Much of this happens again and again. The camps are taken down, stored, and rebuilt seasonally, and the day-to-day operating logistics include having to melt snow so guests will have water to shower, rationing planeloads of produce stored in igloo freezers, and shipping every iota of waste (human or otherwise) back to the mainland.

The tents at Wolf's Fang will have solar-powered heating and other comforts.
The tents at Wolf's Fang will have solar-powered heating and other comforts.

Though he calls his business “well capitalized” at this point, it’s no wonder Woodhead faces no competition.

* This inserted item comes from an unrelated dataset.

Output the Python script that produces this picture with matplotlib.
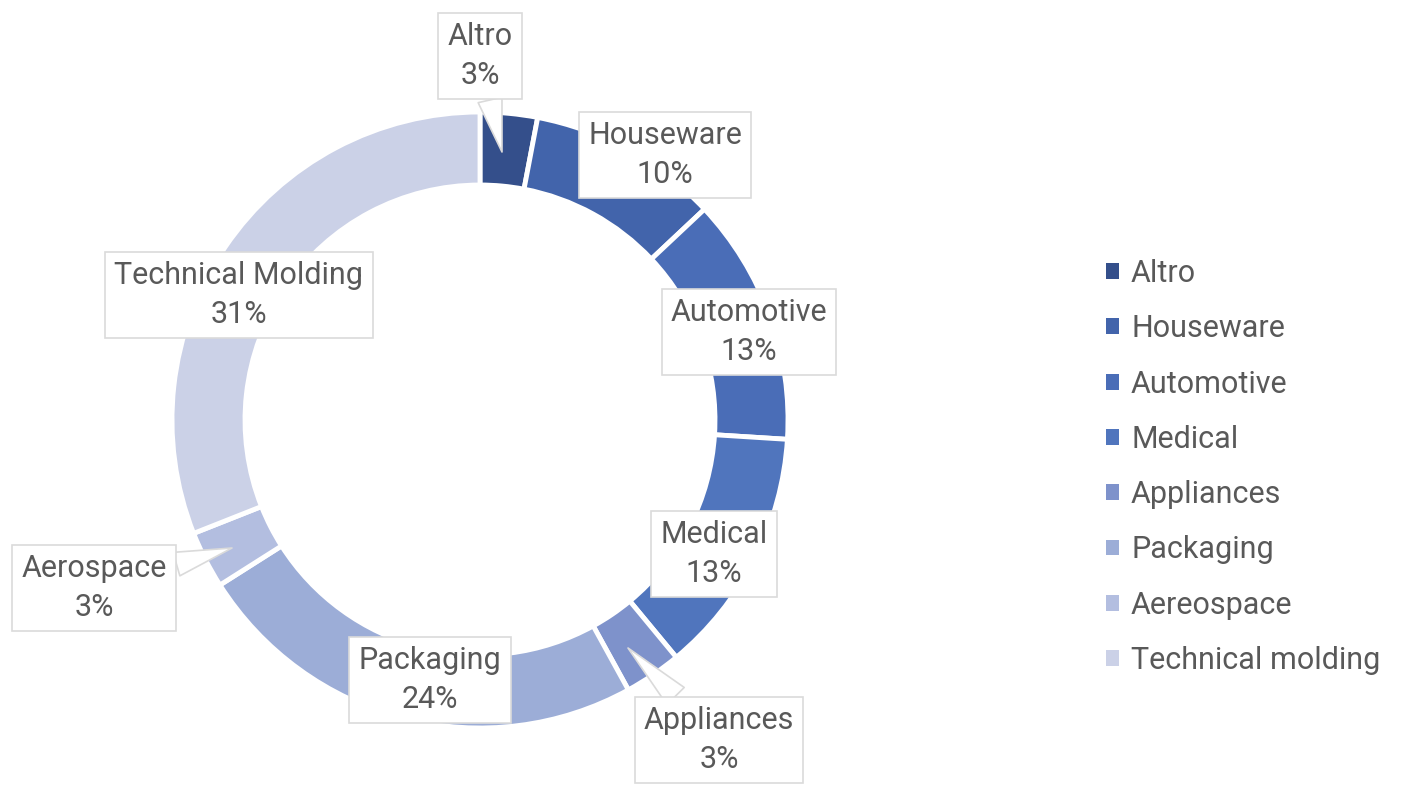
import matplotlib
matplotlib.use("Agg")
import matplotlib.pyplot as plt
from matplotlib.patches import Patch

# ---- data ----
categories = ["Altro", "Houseware", "Automotive", "Medical", "Appliances",
              "Packaging", "Aerospace", "Technical Molding"]
legend_labels = ["Altro", "Houseware", "Automotive", "Medical", "Appliances",
                 "Packaging", "Aereospace", "Technical molding"]
values = [3, 10, 13, 13, 3, 24, 3, 31]

# ---- style ----
colors = ["#344F8B", "#4264AB", "#4A6DB7", "#5075BD", "#7E92CB",
          "#9CADD7", "#B3BEE0", "#CBD1E7"]
text_color = "#595959"
box_edge = "#DADADA"
plt.rcParams['font.family'] = ['Roboto', 'DejaVu Sans']

W, H = 1410, 785
fig = plt.figure(figsize=(W / 100, H / 100), dpi=100)
ax = fig.add_axes([0, 0, 1, 1])

cx, cy, R = 480, H - 420, 308
wedges, _ = ax.pie(values, colors=colors, startangle=90, counterclock=False,
                   center=(cx, cy), radius=R, frame=True,
                   wedgeprops=dict(width=73, edgecolor='white', linewidth=3.5))
ax.set_xlim(0, W)
ax.set_ylim(0, H)
ax.set_aspect('equal')
ax.axis('off')

# label box centres (pixel coords, y from top)
label_pos = [(480, 56), (665, 155), (749, 332), (714, 554), (719, 740),
             (430, 680), (94, 588), (239, 295)]
# callout tips for the small slices
tips = {0: (502, 152), 4: (628, 648), 6: (232, 548)}

fs = 22
for i, (name, v) in enumerate(zip(categories, values)):
    x, y = label_pos[i]
    bbox = dict(boxstyle="square,pad=0.3", fc="white", ec=box_edge, lw=1.2)
    if i in tips:
        tx, ty = tips[i]
        ax.annotate(f"{name}\n{v}%", xy=(tx, H - ty), xytext=(x, H - y),
                    ha='center', va='center', fontsize=fs, color=text_color,
                    linespacing=1.45, bbox=bbox, zorder=5,
                    arrowprops=dict(arrowstyle="wedge,tail_width=0.8,shrink_factor=0.5",
                                    fc="white", ec=box_edge, lw=1.2,
                                    shrinkA=0, shrinkB=0))
    else:
        ax.text(x, H - y, f"{name}\n{v}%", ha='center', va='center',
                fontsize=fs, color=text_color, linespacing=1.45, bbox=bbox,
                zorder=5)

handles = [Patch(facecolor=c, edgecolor='none') for c in colors]
leg = fig.legend(handles, legend_labels, loc='upper left',
                 bbox_to_anchor=(1106 / W, 1 - 259 / H), frameon=False,
                 fontsize=fs, handlelength=0.42, handleheight=0.42,
                 handletextpad=0.4, labelspacing=0.86, borderpad=0,
                 borderaxespad=0)
for t in leg.get_texts():
    t.set_color(text_color)

fig.savefig("out.png", dpi=100, facecolor='white')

“The sheer, stupid economics of it would prevent [any other] people from building camps in Antarctica. Not many people are as stupid as I am,” he says, only partly joking. “I don’t see a proliferation of camps, ever.”

A priceless experience

For all that, the experiences Woodhead has brought to life are considered by many to be priceless, which is useful, given their very considerable price tag. Stays at the new Wolf’s Fang camp run upward of $45,000 per person for eight-day trips.

Guests won’t see additional charges on those Cokes, though; the rates include meals, drinks, guided excursions, transfers, and round-trip flights from Cape Town on that Gulfstream 550.

Traversing the Antarctic landscape with a guide on a White Desert trip.
Traversing the Antarctic landscape with a guide on a White Desert trip.

A typical day’s experiences could include ice climbing, abseiling, fat biking, or hiking through neon-blue ice tunnels - potentially under the midnight sun.

Many itineraries also include expeditions to the South Pole, to see penguins, and to hike mountain summits never climbed by humans. (White Desert tells guests to pack as if they’re going on an epic ski trip and then outfits them at the site with additional layers for the harsh polar climate.)

The snow bar at Whichaway will be replicated at Wolf's Fang
The snow bar at Whichaway will be replicated at Wolf's Fang

There are quite a few, luxuries at the camp. The most intriguing may be highballs of top-shelf whiskey served from a snow bar and chilled with Jurassic-era ice, which melts at an – ahem – glacially slow pace.

Meals are better suited for Princess Elsa than for Sir Ernest Shackleton, often spanning six courses at dinner and reflecting the guests’ personal preferences.

The dining room at Wolf Fang.
The dining room at Wolf Fang.

Woodhead says clients are typically won over before they experience all the camp features. The second they step off the jet, he says, “It’s like seeing the ocean for the first time - it’s world-shakingly incredible.”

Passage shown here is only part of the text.